Pouvez-vous préciser  ?

Prenons par exemple le livre de Job. Ce récit relate l’histoire d’un homme qui est aussi heureux qu’on peut l’être dans un conte oriental. Il est à la tête d’une famille nombreuse qui le respecte et qui l’apprécie, il possède de grands troupeaux, des domaines, de l’argent et il est en parfaite santé. Mais voilà que, pour éprouver sa foi, Dieu autorise Satan à le priver de tout ce qu’il possède. Job se retrouve soudainement sans rien. Mais il continue cependant à aimer Dieu, ce qui, pour lui, est source d’une joie profonde. Thomas d’Aquin ne dit rien d’autre lorsqu’il dit que le bonheur parfait, c’est la contemplation de l’essence de Dieu. La béatitude céleste est un concept qui ne nous parle sans doute plus beaucoup aujourd’hui mais dont les gens qui se réclament du christianisme ont fait l’expérience génération après génération.


Cela veut-il dire qu’il revient à chacun de trouver le bonheur en soi  ?

D’un point de vue chrétien, le vrai bonheur dépend en effet de ce que chacun éprouve dans son cœur, de sa capacité à être en paix avec lui-même. Cela ne signifie pas qu’il faut être fataliste ou passif mais que l’on doit être capable d’accepter l’adversité sans se plaindre des inévitables contrariétés. La vraie joie ne réside pas dans le temps qu’il fait, dans l’état de mon compte en banque ou dans le prestige social dont je dispose mais dans ma faculté à accepter le monde tel qu’il est et non pas tel que je souhaiterais qu’il soit. C’est quelque chose que François d’Assise avait parfaitement compris.


C’est-à-dire…

Aux alentours de 1220, un membre de l’ordre que François a fondé lui demande ce qu’est la vraie joie. Le saint homme lui répond par une parabole assez saisissante. Imagine, dit-il, que nous recevions toutes les richesses d’Orient et d’Occident. Ce ne serait pas la vraie joie. Imagine, poursuit-il, que le roi de France et l’empereur rejoignent nos rangs. Ce ne serait pas la vraie joie. Imagine maintenant que je revienne de voyage glacé par le froid et écorché par le trajet, que je frappe à la porte de notre couvent et que l’on me réponde de m’en aller parce qu’on n’a plus besoin de moi. Et bien si à ce moment précis, je n’éprouve aucune rancune contre celui qui m’a rejeté, quand bien même j’aurais de bonnes raisons de lui en vouloir, alors je serais dans la vraie joie.

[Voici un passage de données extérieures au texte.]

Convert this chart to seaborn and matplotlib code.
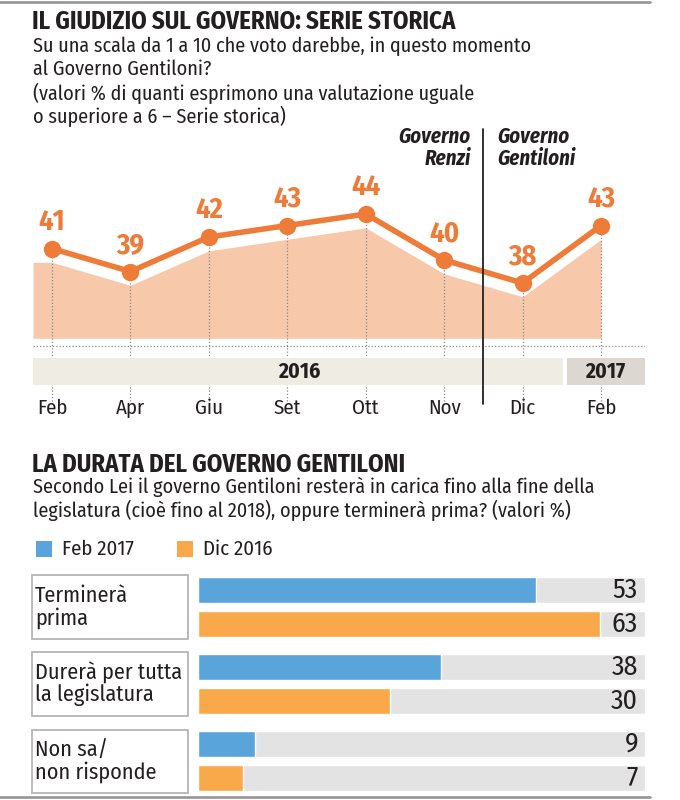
import matplotlib
matplotlib.use("Agg")
import matplotlib.pyplot as plt
import seaborn as sns
import pandas as pd
import numpy as np
from matplotlib.patches import Rectangle
from matplotlib.lines import Line2D

# ---------------- data ----------------
months = ["Feb", "Apr", "Giu", "Set", "Ott", "Nov", "Dic", "Feb"]
approval = [41, 39, 42, 43, 44, 40, 38, 43]
years = ["2016", "2017"]
months_per_year = [7, 1]
gov_labels = ["Governo\nRenzi", "Governo\nGentiloni"]

answers = ["Terminerà\nprima", "Durerà per tutta\nla legislatura", "Non sa/\nnon risponde"]
series_names = ["Feb 2017", "Dic 2016"]
feb2017 = [53, 38, 9]
dic2016 = [63, 30, 7]

# ---------------- style ----------------
sns.set_theme(style="white")
FONT = ["Fira Sans Condensed", "DejaVu Sans"]
plt.rcParams["font.family"] = FONT

ORANGE = "#ee7b37"
AREA = "#f7c8aa"
BAND16 = "#efece3"
BAND17 = "#dcd8d1"
BLUE = "#5aa4dc"
ORANGE2 = "#f9a84a"
TRACK = "#e3e3e3"
TXT = "#231f20"

W, H = 680, 800
fig = plt.figure(figsize=(W / 100, H / 100), dpi=100)


def px_axes(x0, y0, x1, y1):
    return fig.add_axes([x0 / W, 1 - y1 / H, (x1 - x0) / W, (y1 - y0) / H])


def ftext(x, y, s, **kw):
    kw.setdefault("color", TXT)
    return fig.text(x / W, 1 - y / H, s, **kw)


# frame lines
fig.add_artist(Line2D([0, 650 / W], [1 - 2 / H, 1 - 2 / H], color="#9a9a9a", lw=2, transform=fig.transFigure))
fig.add_artist(Line2D([0, 650 / W], [1 - 797 / H, 1 - 797 / H], color="#9a9a9a", lw=2, transform=fig.transFigure))

# ---------------- top titles ----------------
ftext(32, 22, "IL GIUDIZIO SUL GOVERNO: SERIE STORICA", fontsize=17.8, fontweight="bold", va="center")
sub = ["Su una scala da 1 a 10 che voto darebbe, in questo momento",
       "al Governo Gentiloni?",
       "(valori % di quanti esprimono una valutazione uguale",
       "o superiore a 6 \u2013 Serie storica)"]
for i, s in enumerate(sub):
    ftext(33, 46 + i * 23.5, s, fontsize=14.5, va="center")

# ---------------- line chart ----------------
ax = px_axes(33, 125, 645, 420)
idx = np.arange(len(months))
XMIN, XMAX = -0.242, 7.56
YLIM = (26.09, 51.74)

vals = np.array(approval, dtype=float)
shadow = 1.2
ax.fill_between(np.r_[XMIN, idx], np.r_[vals[0], vals] - shadow, 33.2,
                color=AREA, lw=0, zorder=1)
ax.vlines(idx, 27.7, vals, colors="#8a8a8a", linestyles=(0, (1, 1.6)), lw=0.9, zorder=2)
ax.hlines(32.5, XMIN, XMAX, colors="#8a8a8a", linestyles=(0, (1, 1.6)), lw=0.9, zorder=2)

df_line = pd.DataFrame({"idx": idx, "val": vals})
sns.lineplot(data=df_line, x="idx", y="val", ax=ax, color=ORANGE, lw=4.0,
             marker="o", markersize=12.5, markeredgewidth=0, zorder=5)
ax.set_xlim(XMIN, XMAX)
ax.set_ylim(*YLIM)
ax.axis("off")

for x, v in zip(idx, approval):
    ax.annotate(str(v), (x, v), xytext=(0, 9), textcoords="offset points",
                ha="center", va="bottom", color=ORANGE, fontsize=20.5, fontweight="bold", zorder=6)

# year bands
split = months_per_year[0] - 0.46
ax.add_patch(Rectangle((XMIN, 29.13), split - 0.03 - XMIN, 2.35, color=BAND16, lw=0, zorder=3))
ax.add_patch(Rectangle((split + 0.03, 29.13), XMAX - split - 0.03, 2.35, color=BAND17, lw=0, zorder=3))
ax.text((XMIN + split) / 2, 30.3, years[0], ha="center", va="center", fontsize=15.5, fontweight="bold", color=TXT, zorder=4)
ax.text((split + XMAX) / 2, 30.3, years[1], ha="center", va="center", fontsize=15.5, fontweight="bold", color=TXT, zorder=4)

for x, m in zip(idx, months):
    ax.text(x, 27.1, m, ha="center", va="center", fontsize=15, color=TXT)

# government change line
gx = 5.5
ax.plot([gx, gx], [27.5, 51.4], color=TXT, lw=1.3, zorder=6)
ax.text(gx - 0.16, 51.6, gov_labels[0], ha="right", va="top", fontsize=15,
        fontweight="bold", fontstyle="italic", color=TXT, linespacing=1.0)
ax.text(gx + 0.18, 51.6, gov_labels[1], ha="left", va="top", fontsize=15,
        fontweight="bold", fontstyle="italic", color=TXT, linespacing=1.0)

# ---------------- bottom titles ----------------
ftext(32, 465, "LA DURATA DEL GOVERNO GENTILONI", fontsize=17.8, fontweight="bold", va="center")
ftext(33, 487, "Secondo Lei il governo Gentiloni resterà in carica fino alla fine della", fontsize=14.5, va="center")
ftext(33, 510, "legislatura (cioè fino al 2018), oppure terminerà prima? (valori %)", fontsize=14.5, va="center")

# legend
for (x0, name, col) in [(36, series_names[0], BLUE), (177, series_names[1], ORANGE2)]:
    fig.add_artist(Rectangle((x0 / W, 1 - 557 / H), 16 / W, 16 / H, color=col, lw=0, transform=fig.transFigure))
    ftext(x0 + 26, 549, name, fontsize=15, va="center")

# ---------------- bar chart ----------------
bx = px_axes(198, 570, 645, 795)
XLIM_MAX = 70
df_bar = pd.DataFrame({
    "answer": answers * 2,
    "series": [series_names[0]] * 3 + [series_names[1]] * 3,
    "value": feb2017 + dic2016,
})
df_track = df_bar.assign(value=XLIM_MAX)

sns.barplot(data=df_track, y="answer", x="value", hue="series", orient="h",
            palette=[TRACK, TRACK], width=0.88, gap=0.25, ax=bx, legend=False,
            saturation=1, errorbar=None)
sns.barplot(data=df_bar, y="answer", x="value", hue="series", orient="h",
            palette=[BLUE, ORANGE2], width=0.88, gap=0.25, ax=bx, legend=False,
            saturation=1, errorbar=None)
bx.set_xlim(0, XLIM_MAX)
bx.set_ylim(2.44, -0.48)
bx.axis("off")

real = bx.containers[2:]
for cont, vals_s in zip(real, [feb2017, dic2016]):
    for bar, v in zip(cont, vals_s):
        bx.text(68.9, bar.get_y() + bar.get_height() / 2, str(v), ha="right", va="center",
                fontsize=20, color=TXT)

# label boxes
lx = px_axes(30, 570, 190, 795)
lx.set_xlim(0, 1)
lx.set_ylim(2.44, -0.48)
lx.axis("off")
for i, a in enumerate(answers):
    lx.add_patch(Rectangle((0.01, i - 0.41), 0.975, 0.82, facecolor="white",
                           edgecolor="#b5b5b5", lw=1.3))
    lx.text(0.03, i, a, ha="left", va="center", fontsize=16, color=TXT, linespacing=1.0)

fig.savefig("out.png", dpi=100, facecolor="white")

Le protestantisme a souvent été associé à une certaine austérité. Les adeptes de la religion réformée seraient-ils moins aptes au bonheur que leurs cousins catholiques  ?

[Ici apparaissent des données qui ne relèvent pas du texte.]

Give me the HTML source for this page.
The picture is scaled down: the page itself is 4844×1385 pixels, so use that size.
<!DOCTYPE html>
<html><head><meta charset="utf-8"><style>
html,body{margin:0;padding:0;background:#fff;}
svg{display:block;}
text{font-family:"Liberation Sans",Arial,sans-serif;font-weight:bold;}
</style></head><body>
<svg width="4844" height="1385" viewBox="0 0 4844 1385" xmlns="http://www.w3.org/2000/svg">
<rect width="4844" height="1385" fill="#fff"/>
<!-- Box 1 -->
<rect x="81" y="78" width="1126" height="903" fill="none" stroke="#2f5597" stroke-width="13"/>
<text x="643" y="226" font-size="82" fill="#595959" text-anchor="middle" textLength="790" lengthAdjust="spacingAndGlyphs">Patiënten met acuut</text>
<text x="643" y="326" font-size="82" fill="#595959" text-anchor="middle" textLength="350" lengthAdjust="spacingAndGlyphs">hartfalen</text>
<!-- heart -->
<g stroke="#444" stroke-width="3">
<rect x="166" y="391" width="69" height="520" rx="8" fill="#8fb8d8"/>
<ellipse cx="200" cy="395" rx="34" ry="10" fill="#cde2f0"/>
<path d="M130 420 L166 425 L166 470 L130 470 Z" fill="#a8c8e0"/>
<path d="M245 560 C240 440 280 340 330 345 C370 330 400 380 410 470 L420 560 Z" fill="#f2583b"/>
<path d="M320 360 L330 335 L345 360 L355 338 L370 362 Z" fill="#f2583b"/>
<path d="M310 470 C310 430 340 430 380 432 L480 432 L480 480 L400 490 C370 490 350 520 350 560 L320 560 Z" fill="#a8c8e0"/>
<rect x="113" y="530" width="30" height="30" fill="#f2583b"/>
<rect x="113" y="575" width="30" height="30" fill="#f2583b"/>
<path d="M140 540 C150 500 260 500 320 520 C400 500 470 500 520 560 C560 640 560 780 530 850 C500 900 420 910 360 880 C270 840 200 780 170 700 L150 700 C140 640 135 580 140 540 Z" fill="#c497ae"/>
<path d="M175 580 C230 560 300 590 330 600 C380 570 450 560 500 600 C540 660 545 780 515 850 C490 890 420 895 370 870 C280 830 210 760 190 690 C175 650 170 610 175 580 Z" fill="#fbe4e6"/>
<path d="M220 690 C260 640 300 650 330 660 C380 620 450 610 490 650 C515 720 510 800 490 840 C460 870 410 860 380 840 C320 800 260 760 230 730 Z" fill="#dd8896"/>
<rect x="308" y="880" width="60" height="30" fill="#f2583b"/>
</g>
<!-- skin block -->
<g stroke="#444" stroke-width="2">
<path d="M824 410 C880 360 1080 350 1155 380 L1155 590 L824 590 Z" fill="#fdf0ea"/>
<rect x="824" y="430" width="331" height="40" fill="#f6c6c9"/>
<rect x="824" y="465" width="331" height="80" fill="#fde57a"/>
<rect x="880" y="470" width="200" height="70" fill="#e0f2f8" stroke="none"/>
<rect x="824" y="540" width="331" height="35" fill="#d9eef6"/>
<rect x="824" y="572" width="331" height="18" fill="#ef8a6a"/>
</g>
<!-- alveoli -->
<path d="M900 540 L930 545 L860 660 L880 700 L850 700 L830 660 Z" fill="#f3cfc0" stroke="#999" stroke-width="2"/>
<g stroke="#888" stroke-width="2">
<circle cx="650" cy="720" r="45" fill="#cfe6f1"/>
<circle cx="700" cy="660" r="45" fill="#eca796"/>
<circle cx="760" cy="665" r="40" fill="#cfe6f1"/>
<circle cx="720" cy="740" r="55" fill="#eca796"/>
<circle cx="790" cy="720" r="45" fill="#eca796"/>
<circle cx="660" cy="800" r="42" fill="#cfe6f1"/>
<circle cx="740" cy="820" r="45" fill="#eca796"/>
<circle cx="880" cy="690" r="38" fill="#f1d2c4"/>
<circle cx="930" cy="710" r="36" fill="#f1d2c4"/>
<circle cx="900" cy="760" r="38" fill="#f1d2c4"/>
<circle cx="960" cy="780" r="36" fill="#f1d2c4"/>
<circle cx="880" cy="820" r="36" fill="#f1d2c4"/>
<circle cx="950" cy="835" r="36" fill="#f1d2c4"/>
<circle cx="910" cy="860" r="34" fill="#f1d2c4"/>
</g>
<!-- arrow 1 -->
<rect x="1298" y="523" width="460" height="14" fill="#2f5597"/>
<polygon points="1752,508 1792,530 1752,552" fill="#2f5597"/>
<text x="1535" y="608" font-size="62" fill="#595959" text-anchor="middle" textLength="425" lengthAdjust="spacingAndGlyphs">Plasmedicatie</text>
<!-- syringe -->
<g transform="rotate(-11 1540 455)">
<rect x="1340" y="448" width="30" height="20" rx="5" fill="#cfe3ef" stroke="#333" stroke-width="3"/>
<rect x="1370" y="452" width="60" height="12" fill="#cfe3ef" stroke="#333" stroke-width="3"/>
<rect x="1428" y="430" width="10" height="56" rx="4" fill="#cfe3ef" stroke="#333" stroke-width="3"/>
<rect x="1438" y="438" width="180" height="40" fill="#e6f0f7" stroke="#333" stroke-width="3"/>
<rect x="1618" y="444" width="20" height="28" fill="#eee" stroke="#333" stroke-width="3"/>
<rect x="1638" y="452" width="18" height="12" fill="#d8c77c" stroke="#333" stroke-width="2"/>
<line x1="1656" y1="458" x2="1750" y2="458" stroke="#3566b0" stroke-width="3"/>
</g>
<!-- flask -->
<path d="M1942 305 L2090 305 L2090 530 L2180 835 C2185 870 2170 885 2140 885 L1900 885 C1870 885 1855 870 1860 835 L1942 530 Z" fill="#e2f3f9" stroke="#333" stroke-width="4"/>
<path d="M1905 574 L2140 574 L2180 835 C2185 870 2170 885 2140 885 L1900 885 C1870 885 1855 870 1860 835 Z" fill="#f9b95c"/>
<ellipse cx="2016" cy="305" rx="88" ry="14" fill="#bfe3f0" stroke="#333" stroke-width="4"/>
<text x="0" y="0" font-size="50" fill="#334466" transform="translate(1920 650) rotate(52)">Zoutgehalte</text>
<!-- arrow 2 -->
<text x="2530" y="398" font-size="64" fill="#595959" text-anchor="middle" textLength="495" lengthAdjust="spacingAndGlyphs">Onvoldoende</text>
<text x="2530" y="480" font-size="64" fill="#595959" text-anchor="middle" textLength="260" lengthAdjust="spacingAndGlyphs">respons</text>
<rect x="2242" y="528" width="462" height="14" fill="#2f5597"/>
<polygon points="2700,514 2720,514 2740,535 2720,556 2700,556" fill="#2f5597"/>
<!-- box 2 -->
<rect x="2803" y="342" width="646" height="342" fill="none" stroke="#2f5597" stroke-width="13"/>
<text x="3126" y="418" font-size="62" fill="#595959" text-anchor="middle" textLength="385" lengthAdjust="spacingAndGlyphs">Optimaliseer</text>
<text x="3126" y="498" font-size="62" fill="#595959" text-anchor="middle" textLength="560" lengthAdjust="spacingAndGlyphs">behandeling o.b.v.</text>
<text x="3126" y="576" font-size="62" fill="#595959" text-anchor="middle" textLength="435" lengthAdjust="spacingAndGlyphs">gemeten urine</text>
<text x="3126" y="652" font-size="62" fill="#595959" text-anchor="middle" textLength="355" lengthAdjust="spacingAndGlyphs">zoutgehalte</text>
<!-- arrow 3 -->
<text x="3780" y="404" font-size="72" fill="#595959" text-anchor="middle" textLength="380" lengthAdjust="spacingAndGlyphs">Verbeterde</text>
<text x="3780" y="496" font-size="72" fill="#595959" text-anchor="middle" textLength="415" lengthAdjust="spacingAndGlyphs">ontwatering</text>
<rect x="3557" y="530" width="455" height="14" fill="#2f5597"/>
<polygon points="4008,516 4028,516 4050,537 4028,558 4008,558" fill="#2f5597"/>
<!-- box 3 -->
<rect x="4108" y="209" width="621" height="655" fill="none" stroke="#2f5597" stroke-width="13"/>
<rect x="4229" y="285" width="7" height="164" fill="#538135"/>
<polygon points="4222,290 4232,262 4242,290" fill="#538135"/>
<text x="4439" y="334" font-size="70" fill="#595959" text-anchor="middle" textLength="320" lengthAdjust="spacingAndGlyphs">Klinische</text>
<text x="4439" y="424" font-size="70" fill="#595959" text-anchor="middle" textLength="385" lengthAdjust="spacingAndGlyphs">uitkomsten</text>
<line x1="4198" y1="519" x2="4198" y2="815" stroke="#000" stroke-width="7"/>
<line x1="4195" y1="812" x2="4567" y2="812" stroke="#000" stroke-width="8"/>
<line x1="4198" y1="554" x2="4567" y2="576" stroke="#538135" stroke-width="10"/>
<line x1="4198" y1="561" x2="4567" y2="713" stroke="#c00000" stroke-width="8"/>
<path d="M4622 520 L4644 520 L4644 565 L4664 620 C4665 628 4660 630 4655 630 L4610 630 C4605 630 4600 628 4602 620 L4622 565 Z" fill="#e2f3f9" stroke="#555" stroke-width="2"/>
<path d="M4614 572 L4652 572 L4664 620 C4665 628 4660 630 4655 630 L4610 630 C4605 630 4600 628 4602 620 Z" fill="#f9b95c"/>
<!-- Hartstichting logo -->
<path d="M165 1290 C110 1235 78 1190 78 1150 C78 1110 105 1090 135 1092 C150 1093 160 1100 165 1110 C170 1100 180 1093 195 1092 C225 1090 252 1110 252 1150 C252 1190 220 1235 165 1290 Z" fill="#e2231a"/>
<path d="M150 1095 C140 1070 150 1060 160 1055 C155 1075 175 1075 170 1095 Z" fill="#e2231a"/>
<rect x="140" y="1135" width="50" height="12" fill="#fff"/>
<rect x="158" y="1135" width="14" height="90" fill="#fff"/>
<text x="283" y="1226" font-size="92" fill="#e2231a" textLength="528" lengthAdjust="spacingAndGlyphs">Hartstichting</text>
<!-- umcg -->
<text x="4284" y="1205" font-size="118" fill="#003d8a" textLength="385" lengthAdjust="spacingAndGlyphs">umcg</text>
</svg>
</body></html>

C’est la thèse que défendait Max Weber dans son livre célèbre, L’Éthique protestante et l’esprit du capitalisme. Là encore, ce n’est pas totalement faux mais cela relève de la caricature. Je prendrais deux contre-exemples pour l’illustrer. Le premier concerne Martin Luther. Considéré comme le père de la Réforme, il n’avait rien d’un homme austère. Il travaillait certes beaucoup mais en dehors de cela, c’était plutôt un bon vivant qui aimait la bonne chère et les rendez-vous entre amis à la taverne.


Et le second ?

On accuse souvent la tradition calvinienne à Genève d’avoir joué les rabat-joie en interdisant les fêtes et les danses. Mais à la même époque, l’évêque de Genève, François de Sales, qui est logé à Annecy et qui est une très grande figure du catholicisme moderne, tient les mêmes propos que les pasteurs calvinistes : la danse, c’est quelque chose qui peut vous conduire en enfer. Et c’est en partie vrai dans la mesure où, au XVIe siècle, la danse, ce n’est pas un menuet dans un salon cossu, c’est une fête populaire ou l’on boit, ou il y a peu de lumière et ou les mains sont souvent baladeuses. Il n’est donc pas rare qu’une jeune fille s’y fasse violer. Plutôt que de brimer les foules, l’idée que partagent Calvin et François de Sales est donc de moraliser la société pour la rendre meilleure. De la même manière, Genève est alors une des seules villes d’Europe dans laquelle un mari violent ou un garçon harcelant une jeune fille ne jouit pas d’une totale impunité mais est tenu de rendre des comptes devant le Consistoire. Là encore, il s’agit de discipliner et de moraliser la collectivité, donc d’assurer une certaine forme de bonheur social.